By Steve Outing
Hint: It’s the leadership and corporate culture!
Check out this video of Google CEO Eric Schmidt being interviewed for WashingtonPost.com’s “On Leadership” series by Steven Pearlstein:
Wow. I hadn’t heard Schmidt talk about the Google corporate culture before, but watching this video interview made me realize why his company is so successful, and how the newspaper industry might be able to thrive if it adopted a similar networked, bottom-up decision structure.

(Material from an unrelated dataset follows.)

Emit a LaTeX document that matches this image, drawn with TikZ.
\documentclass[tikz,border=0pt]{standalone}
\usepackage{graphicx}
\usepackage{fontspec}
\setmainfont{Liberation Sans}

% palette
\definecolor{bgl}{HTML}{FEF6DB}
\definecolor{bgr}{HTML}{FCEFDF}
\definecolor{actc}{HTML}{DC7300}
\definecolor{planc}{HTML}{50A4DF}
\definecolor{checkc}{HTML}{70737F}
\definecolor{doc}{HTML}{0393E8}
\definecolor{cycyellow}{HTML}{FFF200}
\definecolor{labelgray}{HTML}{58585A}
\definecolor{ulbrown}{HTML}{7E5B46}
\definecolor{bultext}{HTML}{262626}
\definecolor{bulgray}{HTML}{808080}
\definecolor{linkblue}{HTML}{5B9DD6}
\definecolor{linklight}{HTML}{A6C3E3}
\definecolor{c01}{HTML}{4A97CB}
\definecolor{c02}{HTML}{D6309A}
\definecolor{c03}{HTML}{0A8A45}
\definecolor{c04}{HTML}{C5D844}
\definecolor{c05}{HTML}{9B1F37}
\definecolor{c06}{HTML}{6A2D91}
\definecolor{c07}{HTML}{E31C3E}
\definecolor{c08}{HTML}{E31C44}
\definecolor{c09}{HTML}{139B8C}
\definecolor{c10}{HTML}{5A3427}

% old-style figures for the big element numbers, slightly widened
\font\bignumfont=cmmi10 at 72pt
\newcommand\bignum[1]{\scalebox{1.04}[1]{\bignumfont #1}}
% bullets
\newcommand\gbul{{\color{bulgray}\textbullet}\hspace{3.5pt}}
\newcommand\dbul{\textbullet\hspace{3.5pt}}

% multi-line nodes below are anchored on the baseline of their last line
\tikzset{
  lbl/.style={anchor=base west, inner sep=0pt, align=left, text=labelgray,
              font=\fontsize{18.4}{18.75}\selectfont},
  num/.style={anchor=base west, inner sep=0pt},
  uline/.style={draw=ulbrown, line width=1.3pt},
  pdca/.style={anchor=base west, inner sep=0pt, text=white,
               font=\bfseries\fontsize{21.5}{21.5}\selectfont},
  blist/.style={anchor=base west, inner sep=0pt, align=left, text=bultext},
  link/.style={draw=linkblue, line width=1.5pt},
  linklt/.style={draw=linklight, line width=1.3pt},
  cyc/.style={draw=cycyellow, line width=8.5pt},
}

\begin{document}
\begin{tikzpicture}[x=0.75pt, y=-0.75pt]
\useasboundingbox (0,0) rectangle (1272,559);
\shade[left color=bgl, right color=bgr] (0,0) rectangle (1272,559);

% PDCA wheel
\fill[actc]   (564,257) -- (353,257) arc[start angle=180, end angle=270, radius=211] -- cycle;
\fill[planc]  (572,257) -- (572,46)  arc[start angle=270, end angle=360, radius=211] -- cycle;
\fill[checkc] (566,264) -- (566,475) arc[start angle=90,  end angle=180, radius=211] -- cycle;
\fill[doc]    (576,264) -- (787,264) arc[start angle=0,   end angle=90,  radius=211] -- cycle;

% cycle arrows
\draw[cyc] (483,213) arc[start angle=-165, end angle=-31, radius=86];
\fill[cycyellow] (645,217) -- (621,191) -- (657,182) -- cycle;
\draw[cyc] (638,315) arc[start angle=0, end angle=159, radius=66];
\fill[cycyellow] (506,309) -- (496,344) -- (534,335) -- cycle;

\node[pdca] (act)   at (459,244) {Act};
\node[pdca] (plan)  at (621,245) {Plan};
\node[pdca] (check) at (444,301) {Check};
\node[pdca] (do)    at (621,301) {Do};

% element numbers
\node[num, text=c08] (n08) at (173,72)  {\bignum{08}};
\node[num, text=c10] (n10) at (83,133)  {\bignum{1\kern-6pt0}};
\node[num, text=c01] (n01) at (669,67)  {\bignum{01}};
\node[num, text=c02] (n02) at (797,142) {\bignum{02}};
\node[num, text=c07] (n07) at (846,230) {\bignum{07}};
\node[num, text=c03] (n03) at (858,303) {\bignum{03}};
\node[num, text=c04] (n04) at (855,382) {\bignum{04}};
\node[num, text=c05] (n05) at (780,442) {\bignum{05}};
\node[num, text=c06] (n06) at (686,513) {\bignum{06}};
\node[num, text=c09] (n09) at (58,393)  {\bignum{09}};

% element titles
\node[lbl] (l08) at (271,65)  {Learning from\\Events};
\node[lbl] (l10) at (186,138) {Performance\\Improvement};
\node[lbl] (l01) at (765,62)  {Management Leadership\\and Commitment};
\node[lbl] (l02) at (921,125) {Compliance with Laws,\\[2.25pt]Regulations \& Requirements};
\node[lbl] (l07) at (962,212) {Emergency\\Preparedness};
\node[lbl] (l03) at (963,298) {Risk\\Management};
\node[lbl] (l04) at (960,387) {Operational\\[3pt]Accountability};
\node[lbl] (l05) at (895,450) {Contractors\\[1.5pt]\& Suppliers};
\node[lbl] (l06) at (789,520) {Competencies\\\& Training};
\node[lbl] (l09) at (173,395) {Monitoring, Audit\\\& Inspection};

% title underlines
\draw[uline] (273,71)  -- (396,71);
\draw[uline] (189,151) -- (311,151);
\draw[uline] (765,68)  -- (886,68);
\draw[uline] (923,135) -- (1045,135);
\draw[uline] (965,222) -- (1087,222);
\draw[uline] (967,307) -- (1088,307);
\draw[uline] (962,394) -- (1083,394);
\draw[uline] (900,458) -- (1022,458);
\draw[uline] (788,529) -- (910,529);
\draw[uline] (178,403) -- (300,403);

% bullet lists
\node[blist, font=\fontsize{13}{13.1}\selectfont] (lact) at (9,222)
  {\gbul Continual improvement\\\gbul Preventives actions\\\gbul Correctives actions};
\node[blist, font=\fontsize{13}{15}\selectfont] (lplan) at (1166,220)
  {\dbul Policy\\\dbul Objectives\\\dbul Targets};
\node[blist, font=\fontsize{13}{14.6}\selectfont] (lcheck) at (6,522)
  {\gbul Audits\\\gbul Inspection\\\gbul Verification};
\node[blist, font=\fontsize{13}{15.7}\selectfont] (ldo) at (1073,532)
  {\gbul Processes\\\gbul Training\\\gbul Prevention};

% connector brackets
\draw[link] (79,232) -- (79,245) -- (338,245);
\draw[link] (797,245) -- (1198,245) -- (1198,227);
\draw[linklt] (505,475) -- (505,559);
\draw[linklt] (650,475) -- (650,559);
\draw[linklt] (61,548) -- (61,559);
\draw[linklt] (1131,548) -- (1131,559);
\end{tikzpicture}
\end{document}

To amplify that point, today I received a private e-mail from a frustrated interactive leader at a daily newspaper. She complained about her publisher and other top executives ignoring the good ideas for new revenue generators that she and her staff have suggested, and instead deferring to their own judgment and making the decision to move toward charging for news content on their website. In other words, this publisher has hired online/digital experts, and has access to smart web developers at corporate HQ, but chooses to ignore their advice in favor of his own “better judgment,” even though he’s not a digital-media expert.

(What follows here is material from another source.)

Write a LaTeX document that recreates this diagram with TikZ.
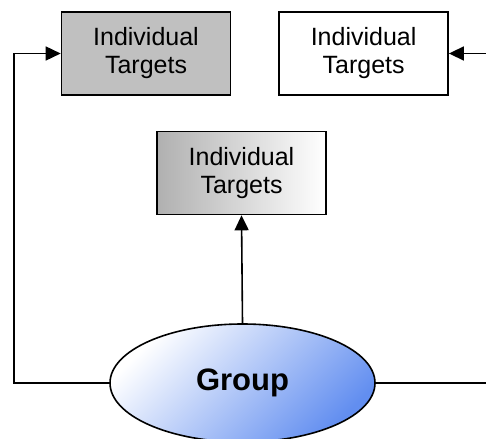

If you watched the Schmidt video interview above, you’ll know that that couldn’t happen at Google.
The e-mail I mentioned is not the first I’ve received of its ilk. I periodically hear privately from newspaper online managers about their inability to get new ideas and initiatives approved, and their frustration that their expertise is ignored by executives who “know better.”
So I leave with a question: How do we get more newspaper publishers and executives to loosen the reins, and rein in the arrogance? Or do we just have to wait for them to retire or die?